My third week at Recurse was a little more eclectic than the past two:
- I got halfway done with my plans to add subscription support to my toy document store - currently you can subscribe to individual documents, but subscriptions to collections of documents aren’t supported.
- For “Impossible Stuff Day” I started on a web toy that connects many users, all playing piano notes that propagate from their locations in near-real-time. True to the theme of Impossible Stuff I didn’t quite hit the mark: my visualization of lat/long didn’t come together, and the piano notes themselves sound very harsh. I’ll probably pick this project back up in week 5 and polish those aspects!
- At Creative Coding I made a tiny text game with Sam. It pulls a random page from Simple English Wikipedia and replaces one of the words with a randomly chosen impostor. The player must guess which word doesn’t belong. It’s surprisingly fun for something we slapped together in two hours.
- Diagnostics from my programming language’s LSP now show up in my editor (very excited about this one).
- The “practical language design” group met at a time that worked for me, and we talked about parser techniques.
- Got to chat with Shae about programming langauges, Haskell, Rust, substructural type systems, and a bunch of other stuff.
- Paired with Anna on her project to create a reference-counted pointer in Zig. Bonus points: Got to play with Zed’s collaboration tools for the first time.

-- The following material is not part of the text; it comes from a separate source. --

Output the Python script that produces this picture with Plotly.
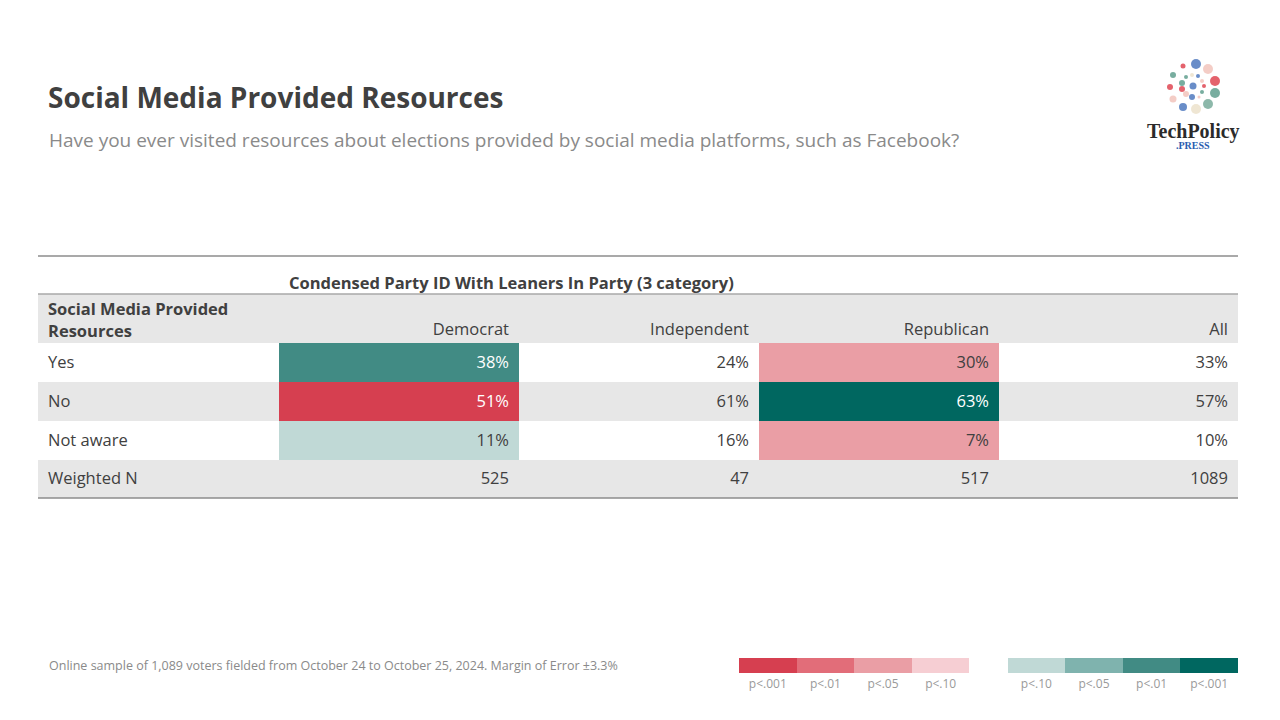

- My blog now supports creating draft links which aren’t linked in its feeds, but can be shared privately. This will be very helpful for asking for feedback on draft posts.
This upcoming week I plan to participate in the RC game jam, write some blog posts about what I’ve learned thus far in my batch, and start learning the very basics of compiler optimizations. If inspiration strikes I’d like to write a program in Roc or futz with Bluetooth.